Senin, 03 Februari 2014

Joko Pinurbo

Pertama kali saya menemukan bukunya di perpustakaan kabupaten. Pernah sebentar membuka-buka bukunya, menarik juga dan cukup menggoda perhatian buat membaca. Dan sekarang, saya ingin mengenalnya lagi, sekalian memperkenalkan dia kepada Anda.

Publik nasional mengenalnya sebagai penyair. Dia sebangsa dengan saya, sama-sama Bangsa Sunda. Lahir di Pelabuhan Ratu, Sukabumi, Jawa Barat, 11 Mei 1962. Karya-karya puisinya merupakan campuran antara naratif, ironi, dan refleksi diri.

Joko merupakan jebolan Jurusan Bahasa dan Sastra Indonesia IKIP Sanata Dharma, Yogyakarta. Pernah menjadi direktur Basis, Gatra, dan Sandhar terbitan Ikip Sanata Dharma, mengajar di almamaternya, dan terakhir bekerja di PT Grasindo cabang Yogyakarta.

Rajin membaca puisi sejak remaja, namun baru menulis ketika usinya mendekati 30 tahun. Puisinya kerap mencampuradukkan realitas dengan impian, hikmat dan unsur-unsur komik, si angkuh dan si pejalan kaki, yang semua itu bisa ditemukan dalam satu baris dan bisa diucapkan dalam satu hembusan nafas. Citra reliji dapat tampil berdampingan dengan komentar-komentar berbau sosial politik pun percakapan yang intim.
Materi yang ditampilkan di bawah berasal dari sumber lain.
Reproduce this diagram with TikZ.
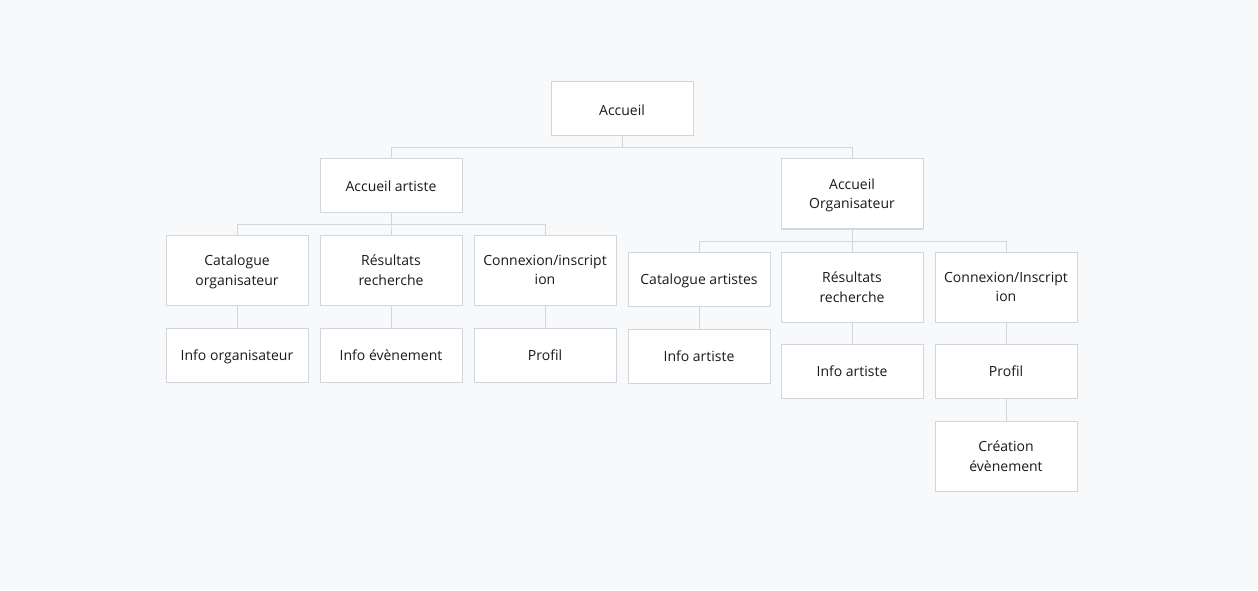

Ini salah satu puisinya yang bisa Anda nikmati:

TERKENANG CELANA PAK GURU

Masih pagi sekali, bapak guru sudah siap di kelas
Kepalanya yang miskin dan merana terkantuk-kantuk
Kemudian terkulai di atas meja
Kami, anak-anak yang bengal dan nakal beriringan masuk
Sambil mengucapkan: "Selamat pagi Bapak Guru!"
Bapak guru tambah nyenyak, dengkur dan air liurnya
seakan mau mengatakan: "Bapak sangat lelah."

Hari itu mestinya pelajaran sejarah. Bapak guru telah berjanji
Menceritakan kisah para pahlawan yang potretnya terpampang
di seluruh ruang. Tapi kami tak tega membangunkannya
Kami baca di papan tulis: "Baca halaman 10 dan seterusnya.
hafalkan semua nama dan peristiwa."

Sudah siang bapak guru belum juga siuman
Hanya rits celananya yang setengah terbuka
Seakan mau mengatakan: "Bapak habis lembur semalam."
Ada yang cekikikan, ada yang terharu dan mengusap matanya
yang berkaca-kaca. Ada pula yang lancang membelai-belai
gundulnya sambil berkata: "Kasihan kepala yang suka ikut penataran ini"

Sekian tahun kemudian kami datang mengunjungi
seorang sahabat yang sedang tidur di dalam makam
di bekas lahan sekolah kami.
Kami lihat seorang lelaki tua terbungkuk-bungkuk membukakan pintu kuburan
"Silahkan!" katanya.
"Dia Pak Guru kita itu," Temanku berseru.
"Kau ingat rits celananya yang setengah terbuka?"
"Tenang, jangan mengusik ketenteramannya!"
aku memperingatkan.

"Dia pasti damai dan bahagia di tempat yang begini bersih
dan tenang," kata temanku sambil menunjuk nisan sahabatnya.
"Kelak, aku juga ingin dikubur di sini," sambungnya.
"Ah jangan berpikir yang bukan-bukan," timpalku.
Sementara si penjaga kuburan yang celananya congklang
dan rambutnya memutih semua diam-diam
mengawasi kami dari balik pohon kamboja.